Ich erachte daher für gänzlich ausgeschlossen, dass Italien von vornherein die Absicht haben wird, unsere Neutralität zu verletzen und in den Kanton Tessin einzubrechen; es würde dies Italien nach keiner Richtung hin in eine günstigere strategische Lage zu seinem eigentlichen Gegner bringen, und ganz zwecklos hätte sich Italien auch die Schweiz mit ihren doch ganz respektablen Heereskräften zum Gegner gemacht.
Ich bin der Ansicht, dass eine Unternehmung Italiens gegen den Kanton Tessin, und um durch diesen Österreich in die Flanke zu gelangen, erst dann und nur dann ins Auge gefasst wird, wenn das ursprünglich ins Auge gefasste Operationsziel nicht erreicht werden konnte und nun nach ändern Mitteln gesucht werden muss.
Ist diese Annahme zutreffend, dann kommen wir mit der Anordnung der Mobilisierung und des Aufmarsches an der Südfront immer noch früh genug, wenn wir damit zuwarten, bis die Gegner zur Kriegserklärung gegen einander gekommen sind, und dann unsere Massregeln zu unserm Grenzschutz nichts Auffallendes mehr haben und nicht mehr gedeutet werden können als der Ausfluss unseres feindseligen Misstrauens gegen den einen der.beiden Kriegführenden, gegen Italien.

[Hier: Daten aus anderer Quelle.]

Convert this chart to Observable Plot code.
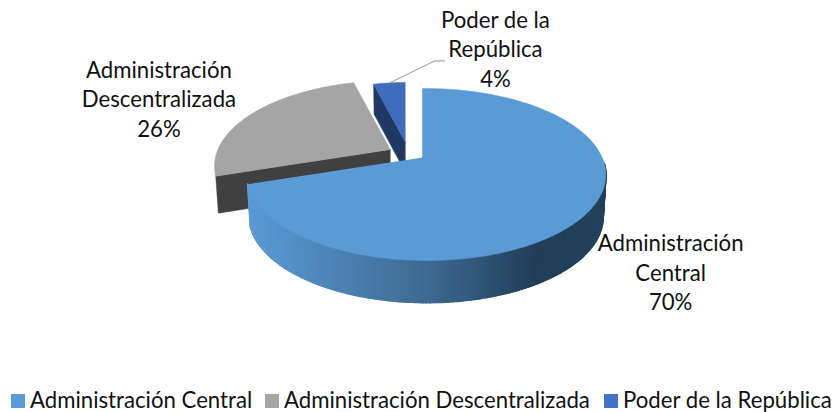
<!DOCTYPE html>
<html>
<head>
<meta charset="utf-8">
<script src="https://cdn.jsdelivr.net/npm/d3@7"></script>
<script src="https://cdn.jsdelivr.net/npm/@observablehq/plot@0.6"></script>
<style>
html,body{margin:0;padding:0;background:#fff;}
#chart svg{display:block;}
#legend{position:relative;height:27px;font:22.2px Lato,sans-serif;color:#111;white-space:nowrap;}
.item{position:absolute;top:1px;line-height:27px;}
.item i{position:absolute;left:-19px;top:8px;width:14px;height:14px;}
</style>
</head>
<body>
<div id="chart"></div>
<div id="legend"></div>
<script>
// Data
const categories = ["Administración Central", "Administración Descentralizada", "Poder de la República"];
const labelLines = ["Administración\nCentral", "Administración\nDescentralizada", "Poder de la\nRepública"];
const values = [70, 26, 4];

// Styling
const topColors = ["#5b9bd5", "#a5a5a5", "#3f6cbd"];
const wallColors = ["#2a4a68", "#404040", "#1f3864"];
const legendColors = ["#5b9bd5", "#a5a5a5", "#4472c4"];
const legendLeft = [30, 284, 623];

// Projection of the tilted, exploded disc
const W = 835, H = 385;
const apexX = [422, 390, 405], apexY = [157, 149, 142];
const radiusScale = [1, 1, 0.85];
const depth = [42, 37, 30];
const labelDX = [84, -93, 106], labelDY = [58, -16, -35];
const R = 176, K = 82.6, TILT = 0.198, SKEW = 0.02;

const arcs = d3.pie().sort(null).startAngle(0).endAngle(2 * Math.PI)(values);

function project(i, angle, r = 1, down = false) {
  const X = Math.sin(angle) * r * radiusScale[i], Y = Math.cos(angle) * r * radiusScale[i];
  const d = 1 + TILT * Y - SKEW * X;
  const x = X * R / d, y = -Y * K / d;
  return down
    ? {x: apexX[i] + x * 0.985, y: apexY[i] + y + depth[i]}
    : {x: apexX[i] + x, y: apexY[i] + y};
}
function arcPoints(i, a0, a1, down = false) {
  const n = Math.max(2, Math.ceil(Math.abs(a1 - a0) / (Math.PI / 180)));
  return d3.range(n + 1).map(k => project(i, a0 + (a1 - a0) * k / n, 1, down));
}
function topFace(i) {
  const a = arcs[i];
  return [{x: apexX[i], y: apexY[i]}, ...arcPoints(i, a.startAngle, a.endAngle)];
}
function cutFace(i, angle) {
  const e = project(i, angle), eb = project(i, angle, 1, true);
  return [{x: apexX[i], y: apexY[i]}, e, eb, {x: apexX[i], y: apexY[i] + depth[i]}];
}

// Curved wall of the main slice, as narrow strips shaded by horizontal position
const strips = [];
{
  const deg = Math.PI / 180;
  const start = 94 * deg, end = arcs[0].endAngle;
  const n = Math.round((end - start) / deg);
  for (let k = 0; k < n; k++) {
    const a0 = start + (end - start) * k / n, a1 = start + (end - start) * (k + 1) / n;
    const p = [project(0, a0), project(0, a1), project(0, a1, 1, true), project(0, a0, 1, true)];
    const t = (d3.mean(p, d => d.x) - 247) / (606 - 247);
    p.forEach(q => strips.push({...q, k, t}));
  }
}

// Labels and leader line
const labels = arcs.map((a, i) => {
  const p = project(i, (a.startAngle + a.endAngle) / 2);
  return {x: p.x + labelDX[i], y: p.y + labelDY[i], text: `${labelLines[i]}\n${values[i]}%`};
});
const navyMid = project(2, (arcs[2].startAngle + arcs[2].endAngle) / 2);
const leader = [
  {x: navyMid.x, y: navyMid.y},
  {x: navyMid.x + 45, y: navyMid.y - 22},
  {x: navyMid.x + 55, y: navyMid.y - 22}
];

const poly = (pts, fill) => Plot.line(pts, {x: "x", y: "y", fill, stroke: fill, strokeWidth: 0.5, curve: "linear"});

const chart = Plot.plot({
  width: W, height: H,
  margin: 0,
  x: {domain: [0, W], range: [0, W], axis: null},
  y: {domain: [0, H], range: [0, H], axis: null},
  color: {type: "linear", domain: [0, 0.5, 0.8, 1], range: ["#5b9bd5", "#3e6a92", "#223e57", "#23405a"], interpolate: "rgb"},
  style: {background: "#fff"},
  marks: [
    poly(cutFace(2, arcs[2].startAngle), wallColors[2]),
    poly(topFace(2), topColors[2]),
    poly(cutFace(1, arcs[1].startAngle), wallColors[1]),
    poly(topFace(1), topColors[1]),
    Plot.line(strips, {x: "x", y: "y", z: "k", fill: "t", stroke: "t", strokeWidth: 1.8, curve: "linear"}),
    poly(topFace(0), topColors[0]),
    Plot.line(leader, {x: "x", y: "y", stroke: "#a6a6a6", strokeWidth: 1.2}),
    Plot.text(labels, {x: "x", y: "y", text: "text", fontSize: 22.2, lineHeight: 1.33, fill: "#111", fontFamily: "Lato"})
  ]
});
document.getElementById("chart").append(chart);

const legend = document.getElementById("legend");
categories.forEach((c, i) => {
  const s = document.createElement("span");
  s.className = "item";
  s.style.left = legendLeft[i] + "px";
  const sw = document.createElement("i");
  sw.style.background = legendColors[i];
  s.append(sw, c);
  legend.append(s);
});
</script>
</body>
</html>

Sollte nun diese Argumentation unrichtig und dagegen die Annahme zutreffend sein, dass wir uns sofort gegen einen Einbruch Italiens in unser Gebiet schützen müssen, so handelt es sich dann um eine Massregel Italiens, die von langer Hand her geplant worden war und für die daher Italien auch so viel Kräfte verwenden wird, dass es rasch sein Ziel erreicht.
Für diese Annahme genügt daher niemals, dass wir nur eine oder anderthalb Divisionen nach dem Tessin schicken, sondern wir müssen unsere ganze Armee mobilisieren und so viel von ihr, wie wir irgendwie können, für die Abwehr bereit machen.
Zusammenfassend geht meine Ansicht dahin:
Ohne jede Sorge können wir mit der Mobilisierung weiterer Kräfte zur Dekkung unserer Südfront noch zuwarten, bis die jetzt grosse Wahrscheinlichkeit eines Krieges zwischen Italien und Österreich zur Gewissheit geworden ist. Wieviel Truppen wir dann mobilisieren und nach dem Tessin hinunterschicken, bleibt späterer Erwägung Vorbehalten.
Sind Sie aber der Ansicht, dass in dem Ausbruch des Krieges zwischen Italien und Österreich eine unmittelbare Gefahr für uns liegt, dann müssen alle 4 Divisionen, die wir noch auf Pikett haben, mobilisiert und gegen die Südgrenze geschickt werden3.